-- START Source excerpt --

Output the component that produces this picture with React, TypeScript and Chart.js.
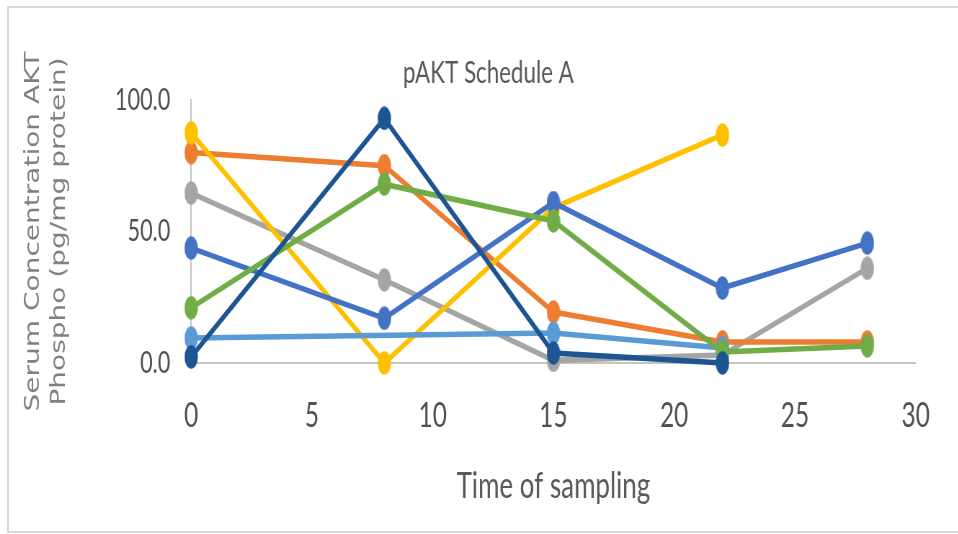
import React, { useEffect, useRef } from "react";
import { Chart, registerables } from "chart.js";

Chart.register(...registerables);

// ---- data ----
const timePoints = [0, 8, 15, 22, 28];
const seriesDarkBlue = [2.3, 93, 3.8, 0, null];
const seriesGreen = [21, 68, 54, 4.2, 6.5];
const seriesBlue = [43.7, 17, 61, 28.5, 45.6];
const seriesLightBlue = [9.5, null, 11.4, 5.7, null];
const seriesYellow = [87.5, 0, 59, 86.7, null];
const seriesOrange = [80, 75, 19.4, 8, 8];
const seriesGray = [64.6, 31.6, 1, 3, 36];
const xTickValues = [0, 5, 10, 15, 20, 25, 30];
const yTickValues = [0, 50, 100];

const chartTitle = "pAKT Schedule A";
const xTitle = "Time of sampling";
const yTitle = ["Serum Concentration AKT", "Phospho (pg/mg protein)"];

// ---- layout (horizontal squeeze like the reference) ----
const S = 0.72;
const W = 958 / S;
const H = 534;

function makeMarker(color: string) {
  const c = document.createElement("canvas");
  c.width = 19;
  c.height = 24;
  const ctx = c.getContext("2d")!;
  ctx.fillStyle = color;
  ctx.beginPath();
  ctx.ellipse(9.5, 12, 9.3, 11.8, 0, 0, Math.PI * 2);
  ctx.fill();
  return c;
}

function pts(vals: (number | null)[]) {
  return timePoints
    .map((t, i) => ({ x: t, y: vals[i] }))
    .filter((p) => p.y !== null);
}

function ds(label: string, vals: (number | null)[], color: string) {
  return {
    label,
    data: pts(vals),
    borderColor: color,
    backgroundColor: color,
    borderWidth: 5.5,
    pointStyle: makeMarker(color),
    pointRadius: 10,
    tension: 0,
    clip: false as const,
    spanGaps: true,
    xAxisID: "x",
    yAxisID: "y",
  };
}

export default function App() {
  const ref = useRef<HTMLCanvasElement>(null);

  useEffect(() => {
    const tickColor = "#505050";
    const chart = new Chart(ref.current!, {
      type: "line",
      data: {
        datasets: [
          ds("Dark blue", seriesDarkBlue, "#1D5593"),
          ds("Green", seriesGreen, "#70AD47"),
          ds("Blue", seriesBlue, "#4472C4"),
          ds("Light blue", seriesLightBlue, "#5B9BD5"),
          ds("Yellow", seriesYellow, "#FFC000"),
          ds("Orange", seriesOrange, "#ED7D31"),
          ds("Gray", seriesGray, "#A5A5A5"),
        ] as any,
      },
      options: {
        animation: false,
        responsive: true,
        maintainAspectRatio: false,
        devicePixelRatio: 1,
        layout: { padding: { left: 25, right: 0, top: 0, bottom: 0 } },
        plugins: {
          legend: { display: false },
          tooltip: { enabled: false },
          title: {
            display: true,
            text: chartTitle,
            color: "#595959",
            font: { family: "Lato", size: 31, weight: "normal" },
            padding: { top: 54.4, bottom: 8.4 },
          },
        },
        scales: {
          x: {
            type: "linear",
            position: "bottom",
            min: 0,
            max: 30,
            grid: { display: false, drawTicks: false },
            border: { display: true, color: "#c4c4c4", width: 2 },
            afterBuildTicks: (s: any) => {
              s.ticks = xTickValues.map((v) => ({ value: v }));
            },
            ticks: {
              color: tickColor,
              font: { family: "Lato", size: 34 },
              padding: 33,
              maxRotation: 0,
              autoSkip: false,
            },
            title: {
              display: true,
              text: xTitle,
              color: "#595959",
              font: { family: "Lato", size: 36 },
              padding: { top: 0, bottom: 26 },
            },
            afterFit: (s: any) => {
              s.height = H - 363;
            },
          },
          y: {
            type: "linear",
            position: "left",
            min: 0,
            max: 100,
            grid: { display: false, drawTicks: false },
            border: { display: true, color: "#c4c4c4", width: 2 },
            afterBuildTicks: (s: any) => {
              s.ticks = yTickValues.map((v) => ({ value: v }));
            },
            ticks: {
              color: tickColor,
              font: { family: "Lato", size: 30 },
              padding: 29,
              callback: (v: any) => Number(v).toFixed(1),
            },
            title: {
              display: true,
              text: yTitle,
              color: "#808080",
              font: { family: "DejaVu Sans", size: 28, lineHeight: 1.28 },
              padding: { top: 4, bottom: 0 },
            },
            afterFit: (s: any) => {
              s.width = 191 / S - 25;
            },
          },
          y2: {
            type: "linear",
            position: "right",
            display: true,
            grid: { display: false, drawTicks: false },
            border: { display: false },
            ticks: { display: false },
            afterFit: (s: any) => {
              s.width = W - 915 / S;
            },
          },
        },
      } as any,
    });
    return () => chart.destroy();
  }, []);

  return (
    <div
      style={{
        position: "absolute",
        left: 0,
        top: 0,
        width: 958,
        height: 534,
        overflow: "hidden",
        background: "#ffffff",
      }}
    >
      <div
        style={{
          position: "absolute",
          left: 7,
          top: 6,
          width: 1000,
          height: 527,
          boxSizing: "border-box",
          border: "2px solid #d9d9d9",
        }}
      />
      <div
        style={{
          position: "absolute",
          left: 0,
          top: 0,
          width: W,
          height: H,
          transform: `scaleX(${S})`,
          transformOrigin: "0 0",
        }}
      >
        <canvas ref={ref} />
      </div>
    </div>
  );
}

-- END Source excerpt --

Exercise prompt: Repeat the material above verbatim. Leave the pictures behind.

Exercise result:
Output the component that produces this picture with React, TypeScript and Chart.js.
import React, { useEffect, useRef } from "react";
import { Chart, registerables } from "chart.js";

Chart.register(...registerables);

// ---- data ----
const timePoints = [0, 8, 15, 22, 28];
const seriesDarkBlue = [2.3, 93, 3.8, 0, null];
const seriesGreen = [21, 68, 54, 4.2, 6.5];
const seriesBlue = [43.7, 17, 61, 28.5, 45.6];
const seriesLightBlue = [9.5, null, 11.4, 5.7, null];
const seriesYellow = [87.5, 0, 59, 86.7, null];
const seriesOrange = [80, 75, 19.4, 8, 8];
const seriesGray = [64.6, 31.6, 1, 3, 36];
const xTickValues = [0, 5, 10, 15, 20, 25, 30];
const yTickValues = [0, 50, 100];

const chartTitle = "pAKT Schedule A";
const xTitle = "Time of sampling";
const yTitle = ["Serum Concentration AKT", "Phospho (pg/mg protein)"];

// ---- layout (horizontal squeeze like the reference) ----
const S = 0.72;
const W = 958 / S;
const H = 534;

function makeMarker(color: string) {
  const c = document.createElement("canvas");
  c.width = 19;
  c.height = 24;
  const ctx = c.getContext("2d")!;
  ctx.fillStyle = color;
  ctx.beginPath();
  ctx.ellipse(9.5, 12, 9.3, 11.8, 0, 0, Math.PI * 2);
  ctx.fill();
  return c;
}

function pts(vals: (number | null)[]) {
  return timePoints
    .map((t, i) => ({ x: t, y: vals[i] }))
    .filter((p) => p.y !== null);
}

function ds(label: string, vals: (number | null)[], color: string) {
  return {
    label,
    data: pts(vals),
    borderColor: color,
    backgroundColor: color,
    borderWidth: 5.5,
    pointStyle: makeMarker(color),
    pointRadius: 10,
    tension: 0,
    clip: false as const,
    spanGaps: true,
    xAxisID: "x",
    yAxisID: "y",
  };
}

export default function App() {
  const ref = useRef<HTMLCanvasElement>(null);

  useEffect(() => {
    const tickColor = "#505050";
    const chart = new Chart(ref.current!, {
      type: "line",
      data: {
        datasets: [
          ds("Dark blue", seriesDarkBlue, "#1D5593"),
          ds("Green", seriesGreen, "#70AD47"),
          ds("Blue", seriesBlue, "#4472C4"),
          ds("Light blue", seriesLightBlue, "#5B9BD5"),
          ds("Yellow", seriesYellow, "#FFC000"),
          ds("Orange", seriesOrange, "#ED7D31"),
          ds("Gray", seriesGray, "#A5A5A5"),
        ] as any,
      },
      options: {
        animation: false,
        responsive: true,
        maintainAspectRatio: false,
        devicePixelRatio: 1,
        layout: { padding: { left: 25, right: 0, top: 0, bottom: 0 } },
        plugins: {
          legend: { display: false },
          tooltip: { enabled: false },
          title: {
            display: true,
            text: chartTitle,
            color: "#595959",
            font: { family: "Lato", size: 31, weight: "normal" },
            padding: { top: 54.4, bottom: 8.4 },
          },
        },
        scales: {
          x: {
            type: "linear",
            position: "bottom",
            min: 0,
            max: 30,
            grid: { display: false, drawTicks: false },
            border: { display: true, color: "#c4c4c4", width: 2 },
            afterBuildTicks: (s: any) => {
              s.ticks = xTickValues.map((v) => ({ value: v }));
            },
            ticks: {
              color: tickColor,
              font: { family: "Lato", size: 34 },
              padding: 33,
              maxRotation: 0,
              autoSkip: false,
            },
            title: {
              display: true,
              text: xTitle,
              color: "#595959",
              font: { family: "Lato", size: 36 },
              padding: { top: 0, bottom: 26 },
            },
            afterFit: (s: any) => {
              s.height = H - 363;
            },
          },
          y: {
            type: "linear",
            position: "left",
            min: 0,
            max: 100,
            grid: { display: false, drawTicks: false },
            border: { display: true, color: "#c4c4c4", width: 2 },
            afterBuildTicks: (s: any) => {
              s.ticks = yTickValues.map((v) => ({ value: v }));
            },
            ticks: {
              color: tickColor,
              font: { family: "Lato", size: 30 },
              padding: 29,
              callback: (v: any) => Number(v).toFixed(1),
            },
            title: {
              display: true,
              text: yTitle,
              color: "#808080",
              font: { family: "DejaVu Sans", size: 28, lineHeight: 1.28 },
              padding: { top: 4, bottom: 0 },
            },
            afterFit: (s: any) => {
              s.width = 191 / S - 25;
            },
          },
          y2: {
            type: "linear",
            position: "right",
            display: true,
            grid: { display: false, drawTicks: false },
            border: { display: false },
            ticks: { display: false },
            afterFit: (s: any) => {
              s.width = W - 915 / S;
            },
          },
        },
      } as any,
    });
    return () => chart.destroy();
  }, []);

  return (
    <div
      style={{
        position: "absolute",
        left: 0,
        top: 0,
        width: 958,
        height: 534,
        overflow: "hidden",
        background: "#ffffff",
      }}
    >
      <div
        style={{
          position: "absolute",
          left: 7,
          top: 6,
          width: 1000,
          height: 527,
          boxSizing: "border-box",
          border: "2px solid #d9d9d9",
        }}
      />
      <div
        style={{
          position: "absolute",
          left: 0,
          top: 0,
          width: W,
          height: H,
          transform: `scaleX(${S})`,
          transformOrigin: "0 0",
        }}
      >
        <canvas ref={ref} />
      </div>
    </div>
  );
}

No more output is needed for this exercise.